Toward that end, he met and talked with as many musicians as possible, elevating himself from fan to friend.
In his teaching and on his radio shows, he tried to convey as much as of what he had learned as possible, a determination that caused some radio listeners to shake their heads. He acknowledged in interviews that he was capable of doing a 15-minute introduction to a five-minute piece of music, but he did not apologize for providing information that he felt the academic and even the music worlds had too often shamefully ignored.
Given that premise, it’s hardly surprising that his radio career played out primarily on non-commercial stations: WKCR, WNYC in New York and WBGO in Newark. He went where he could play jazz, and not the kind of lite jazz — think Kenny G — that occasionally gets a foothold on commercial stations.
No, he saw radio as a medium where he could illustrate precisely how and where how a Charlie Parker alto sax solo differed from a John Coltrane alto sax solo. He had done his job if his listeners came away wanting to hear the music, not just understand its historical significance.
Toward that end, radio was a tool he admired and used.
On the morning of Sept. 11, 2001, Schaap was hosting “Bird Flight” on WKCR when New York stopped.
“I was playing a particularly rare fielding recording that Parker made in Chicago on Feb. 28, 1943,” Schaap said. “Our power went out at 9:03 a.m. and we went off the air at 9:04.”
What happened, of course, is that WKCR’s transmitter, like those of many New York radio stations, was located on top of the World Trade Center and went down with the towers.
Schaap spent the rest of Sept. 11 at WKCR’s studio, using his electronic and tech skills to find some way to get WKCR back on the air.

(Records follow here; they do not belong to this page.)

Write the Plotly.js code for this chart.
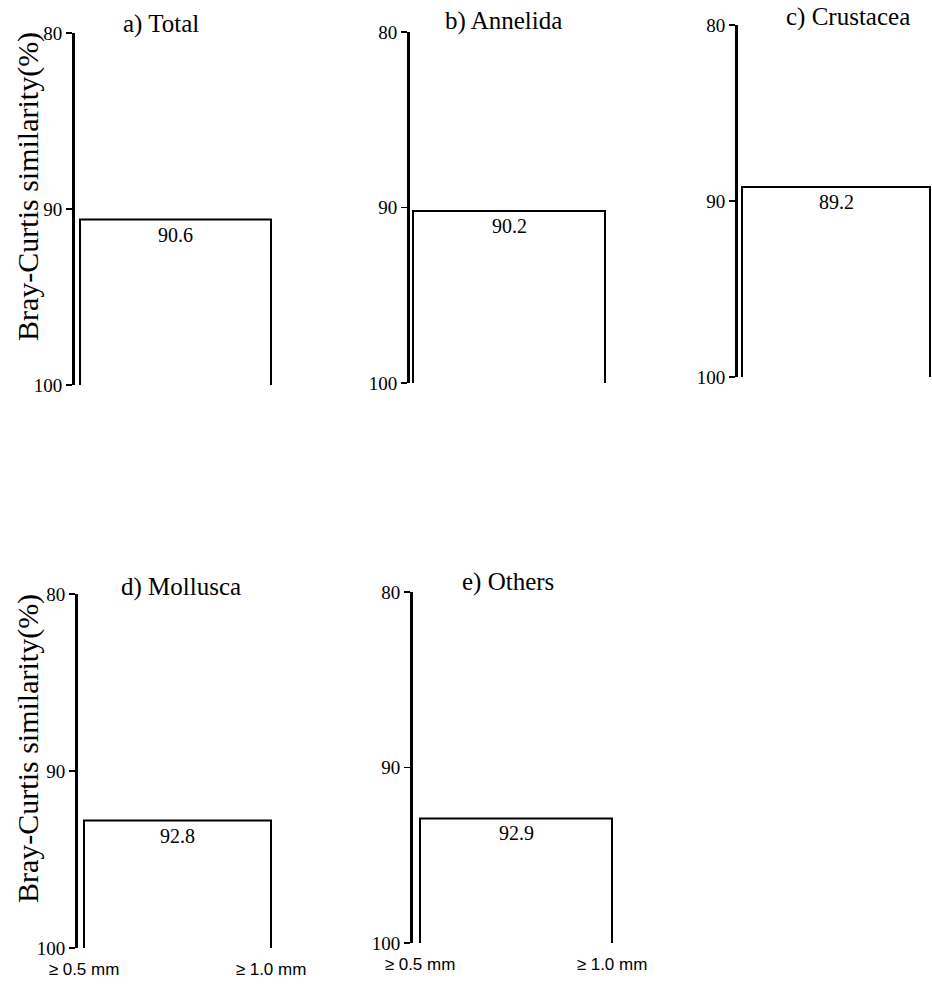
<!DOCTYPE html>
<html>
<head>
<meta charset="utf-8">
<script src="https://cdn.plot.ly/plotly-3.0.1.min.js"></script>
<style>
  html, body { margin: 0; padding: 0; background: #fff; }
  #chart { width: 932px; height: 985px; }
</style>
</head>
<body>
<div id="chart"></div>
<script>
// Group dendrograms: the two mesh sizes joined at their Bray-Curtis similarity
const panelTitles = ['a) Total', 'b) Annelida', 'c) Crustacea', 'd) Mollusca', 'e) Others'];
const leaves = ['\u2265 0.5 mm', '\u2265 1.0 mm'];
const similarity = [90.6, 90.2, 89.2, 92.8, 92.9];
const yTicks = [80, 90, 100];
const yTitle = 'Bray-Curtis similarity(%)';

const W = 932, H = 985;
const SERIF = 'Liberation Serif';
const SANS = 'Liberation Sans';

// Pixel frame of each panel: axis line, the two leaves, top (80) and bottom (100)
const frames = [
  { axis: 75,  left: 80,  right: 271, top: 33,  bottom: 385, tx: 161, ty: 24,  showLeaves: false, hasTitle: true },
  { axis: 410, left: 413, right: 605, top: 32,  bottom: 383, tx: 503, ty: 21,  showLeaves: false, hasTitle: false },
  { axis: 738, left: 742, right: 930, top: 25,  bottom: 377, tx: 848, ty: 17,  showLeaves: false, hasTitle: false },
  { axis: 78,  left: 84,  right: 271, top: 594, bottom: 948, tx: 181, ty: 587, showLeaves: true,  hasTitle: true },
  { axis: 413, left: 420, right: 612, top: 592, bottom: 943, tx: 508, ty: 582, showLeaves: true,  hasTitle: false }
];

const traces = [];
const layout = {
  width: W, height: H,
  margin: { l: 0, r: 0, t: 0, b: 0 },
  paper_bgcolor: '#fff', plot_bgcolor: 'rgba(0,0,0,0)',
  showlegend: false,
  font: { family: SERIF, color: '#000' },
  annotations: []
};

frames.forEach((f, i) => {
  const n = i + 1;
  const xa = 'xaxis' + (n === 1 ? '' : n);
  const ya = 'yaxis' + (n === 1 ? '' : n);
  const xr = 'x' + (n === 1 ? '' : n);
  const yr = 'y' + (n === 1 ? '' : n);

  const unit = f.right - f.left;            // px per leaf step
  const xmin = -(f.left - f.axis) / unit;
  const xmax = 1 + 2 / unit;
  const x1px = f.right + 2;

  // dendrogram link: leaf 0 up to the join level, across, down to leaf 1
  const v = similarity[i];
  traces.push({
    type: 'scatter', mode: 'lines',
    x: [0, 0, 1, 1],
    y: [yTicks[2], v, v, yTicks[2]],
    xaxis: xr, yaxis: yr,
    line: { color: '#000', width: 2 },
    hoverinfo: 'skip', cliponaxis: false
  });

  layout[xa] = {
    domain: [f.axis / W, x1px / W],
    range: [xmin, xmax],
    anchor: yr,
    showline: false, showgrid: false, zeroline: false,
    ticks: '',
    tickvals: [0, 1],
    ticktext: leaves,
    showticklabels: f.showLeaves,
    tickfont: { family: SANS, size: 17, color: '#000' },
    ticklabelstandoff: 9,
    fixedrange: true, automargin: false
  };
  layout[ya] = {
    domain: [1 - f.bottom / H, 1 - f.top / H],
    range: [yTicks[2], yTicks[0]],
    anchor: xr,
    showline: true, linecolor: '#000', linewidth: 3,
    showgrid: false, zeroline: false,
    ticks: 'outside', ticklen: 6, tickwidth: 1.5, tickcolor: '#000',
    tickvals: yTicks,
    tickfont: { family: SERIF, size: 19, color: '#000' },
    ticklabelstandoff: 0,
    fixedrange: true, automargin: false
  };

  // join level written under the link
  layout.annotations.push({
    xref: xr, yref: yr, x: 0.5, y: v,
    text: v.toFixed(1), showarrow: false,
    xanchor: 'center', yanchor: 'top', yshift: -2,
    font: { family: SERIF, size: 20, color: '#000' }
  });

  // panel title
  layout.annotations.push({
    xref: 'paper', yref: 'paper', x: f.tx / W, y: 1 - f.ty / H,
    text: panelTitles[i], showarrow: false,
    xanchor: 'center', yanchor: 'middle',
    font: { family: SERIF, size: 25, color: '#000' }
  });

  // y axis title on the first panel of each row
  if (f.hasTitle) {
    layout.annotations.push({
      xref: 'paper', yref: 'paper',
      x: 28 / W, y: 1 - ((f.top + f.bottom) / 2 - 22) / H,
      text: yTitle, showarrow: false, textangle: -90,
      xanchor: 'center', yanchor: 'middle',
      font: { family: SERIF, size: 30, color: '#000' }
    });
  }
});

Plotly.newPlot('chart', traces, layout, { staticPlot: true, displayModeBar: false });
</script>
</body>
</html>
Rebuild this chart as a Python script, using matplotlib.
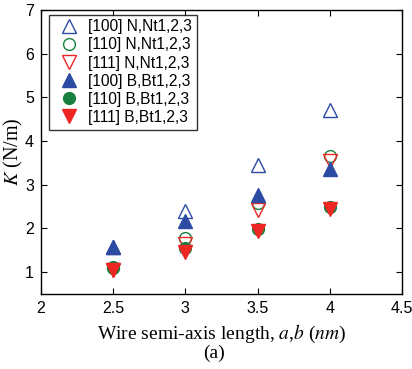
import matplotlib
matplotlib.use("Agg")
import matplotlib.pyplot as plt

x = [2.5, 3.0, 3.5, 4.0]
n100 = [1.57, 2.40, 3.46, 4.71]
n110 = [1.10, 1.77, 2.59, 3.65]
n111 = [1.05, 1.64, 2.42, 3.54]
b100 = [1.57, 2.17, 2.76, 3.37]
b110 = [1.11, 1.56, 1.98, 2.49]
b111 = [1.05, 1.47, 1.94, 2.44]
labels = ["[100] N,Nt1,2,3", "[110] N,Nt1,2,3", "[111] N,Nt1,2,3",
          "[100] B,Bt1,2,3", "[110] B,Bt1,2,3", "[111] B,Bt1,2,3"]

blue = "#2C4BA3"
green = "#17803E"
red = "#EE2624"

plt.rcParams['font.family'] = ['Liberation Sans', 'DejaVu Sans']
plt.rcParams['mathtext.fontset'] = 'stix'

fig = plt.figure(figsize=(4.12, 3.69), dpi=100)
ax = fig.add_axes([0.0995, 0.2033, 0.876, 0.770])

ms_t = 9.5
ms_c = 8.5
ax.plot(x, n100, linestyle='none', marker='^', ms=ms_t, mfc='none', mec=blue, mew=1.0, label=labels[0])
ax.plot(x, n110, linestyle='none', marker='o', ms=ms_c, mfc='none', mec=green, mew=1.0, label=labels[1])
ax.plot(x, n111, linestyle='none', marker='v', ms=ms_t, mfc='none', mec=red, mew=1.0, label=labels[2])
ax.plot(x, b100, linestyle='none', marker='^', ms=ms_t, mfc=blue, mec=blue, mew=1.0, label=labels[3])
ax.plot(x, b110, linestyle='none', marker='o', ms=ms_c, mfc=green, mec=green, mew=1.0, label=labels[4])
ax.plot(x, b111, linestyle='none', marker='v', ms=ms_t, mfc=red, mec=red, mew=1.0, label=labels[5])

ax.set_xlim(2, 4.5)
ax.set_ylim(0.5, 7)
ax.set_xticks([2, 2.5, 3, 3.5, 4, 4.5])
ax.set_xticklabels(['2', '2.5', '3', '3.5', '4', '4.5'])
ax.set_yticks([1, 2, 3, 4, 5, 6, 7])
ax.tick_params(direction='in', top=True, right=True, length=4, width=0.8,
               labelsize=11.5, pad=5)
for s in ax.spines.values():
    s.set_linewidth(1.0)

ax.set_xlabel('Wire semi-axis length, $a$,$b$ ($nm$)', family='Liberation Serif',
              fontsize=14, labelpad=5)
ax.set_ylabel('$K$ (N/m)', family='Liberation Serif', fontsize=14.5, labelpad=0)
fig.text(0.5 + 0.02, 0.03, '(a)', family='Liberation Serif', fontsize=14, ha='center')

leg = ax.legend(loc='upper left', bbox_to_anchor=(0.021, 0.983), fontsize=11.2,
                frameon=True, fancybox=False, edgecolor='black', handlelength=2.0,
                handletextpad=0.25, labelspacing=0.2, borderpad=0.3, borderaxespad=0.0)
leg.get_frame().set_linewidth(1.0)

fig.savefig('out.png', dpi=100)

Not for his show, he said, but because radio was going to be a vital medium for many people in the New York area on that day and in its aftermath.
He talked about the technical challenge of wiring up any kind of improvised transmitter, and the broader issue of seeking a waiver from the FCC to utilize a temporary transmitter from another site.
“I know it’s a small thing in the greater scheme,” he said, but it was something he could do and radio could do on a day when everyone wanted to do something.
Phil Schaap never spoke to millions. He didn’t expect to. He identified what he loved and why it was worth loving. That’s a lot of something.